Difíceis atalhos

| 14 Abr 2022

“Compendious speculations concerning sacerdotal remission of sins. By Sam. Hill, M. A. Arch-Deacon and Canon Residentiary of wells” (1713). Reprodução © Hill, Samuel, Public domain, via Wikimedia Commons

Compendious speculations concerning sacerdotal remission of sins. By Sam. Hill, M. A. Arch-Deacon and Canon Residentiary of Wells” (1713). Reprodução © Hill, Samuel, Public domain, via Wikimedia Commons.

 

A terra prometida na sedução da liberdade, o encontro nas adversidades de um deserto e a luz de esperança nos socalcos da finitude. As narrativas judaico-cristãs da época revelam-nos a morte e a superação como experiências de passagem. O deserto destes textos lembra que todos os dias são experiência concreta e metáfora da própria existência. 

Nas controvérsias de um mestre bíblico e do seu seguimento, vislumbra-se também um amor ilógico na perspetiva humana. Há um absurdo a atormentar a razão. Um escândalo. Na “hora derradeira”, como diria Gil Vicente, a vítima clama pelo perdão do agressor. Não basta a lei dos homens. Há um novo entendimento para lá das nuvens, uma ética que relança a oportunidade, o kairos. “Um tempo sem tempo” no “amor nos arrasta”(1) pelas buscas de sentido.

Palavra gasta e incompreendida, tantas vezes manipulada e ofendida, na perspetiva cristã o perdão tem uma dinâmica pendular, é construtivo, corresponsabiliza. Só é, se e quando constrói. Parte sempre do lado mais frágil, que dá o primeiro passo, “setenta vezes sete” (Mt, 18, 21), se tiver de ser, mas só se concretiza na possibilidade de mudança. É o atalho para a concretização da paz. E a paz, na plenitude utópica ou na concretização pontual, é sempre o final de um percurso com difíceis atalhos de perdão.

À semelhança das narrativas destes dias, como atores principais ou secundários, injustos ou injustiçados, vivemos dia-a-dia com a hipocrisia e o cinismo, entre abraços de Judas e sorrisos de Pilatos, na família, entre amigos ou nas relações profissionais.

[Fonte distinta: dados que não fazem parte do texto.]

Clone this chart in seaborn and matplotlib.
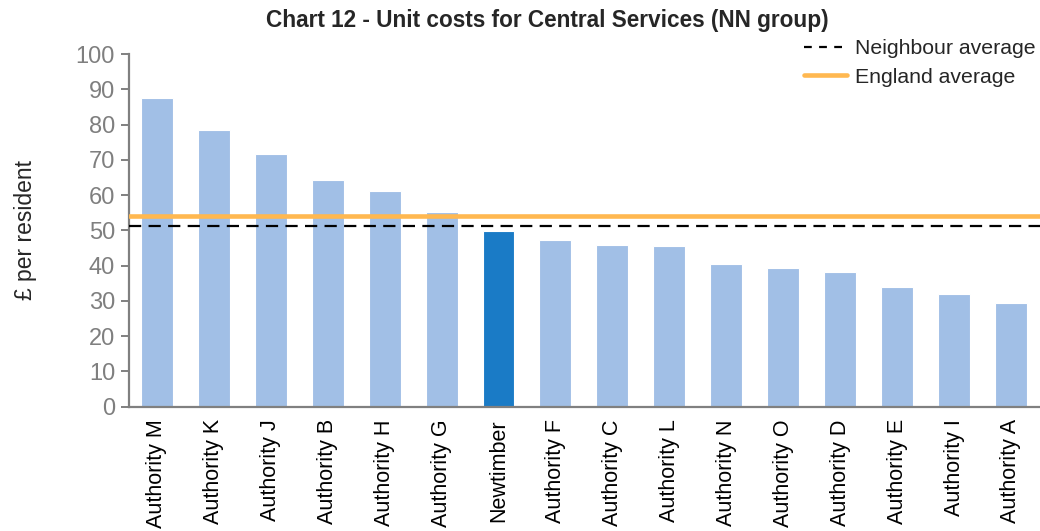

Na sabedoria popular, perdoar não é esquecer – não há como apagar da memória a traição e a agressão, quaisquer que sejam as circunstâncias – mas o desafio da proposta não é esquecer. Há um ponto de partida para um novo tempo relacional, o “tempo sem tempo” que é também o tempo de parar, escutar, entender e reparar. 

Este «ver» por «dentro» e a partir de «dentro», não é uma atitude exclusiva de um crente ou de um religioso. A ética da relação expande-se quando a consciência respira num pragmático exercício de ponderação e discernimento. Bloquear este caminho significará perpetuar a injustiça e ampliar a mágoa, até porque, num paradoxal pressuposto, o injustiçado lá estará, à espera.  

É difícil. “Não há percursos sem obstáculos, nem obstáculos sem uma passagem”. Há sempre uma Páscoa a fazer, “uma passagem num caminho sinuoso, um impulso no âmago da convicção” (2), a mexer nas entranhas do orgulho, insuportável. O perdão liberta, é maior do que a magnanimidade, não é condescendente.  

No último dilema da rutura, prevalecerá a teimosia paralisante do orgulho ou um sopro das intervenções altas, para quem nelas acredita.

(1) – Mário Cláudio, in Via Crucis, Hosp. S. João, 2008.
(2) – Joaquim Franco, O Inexplicável que inquieta, in Com Franqueza, Paulinas, 2015. 

Joaquim Franco é investigador em Ciência das Religiões e jornalista.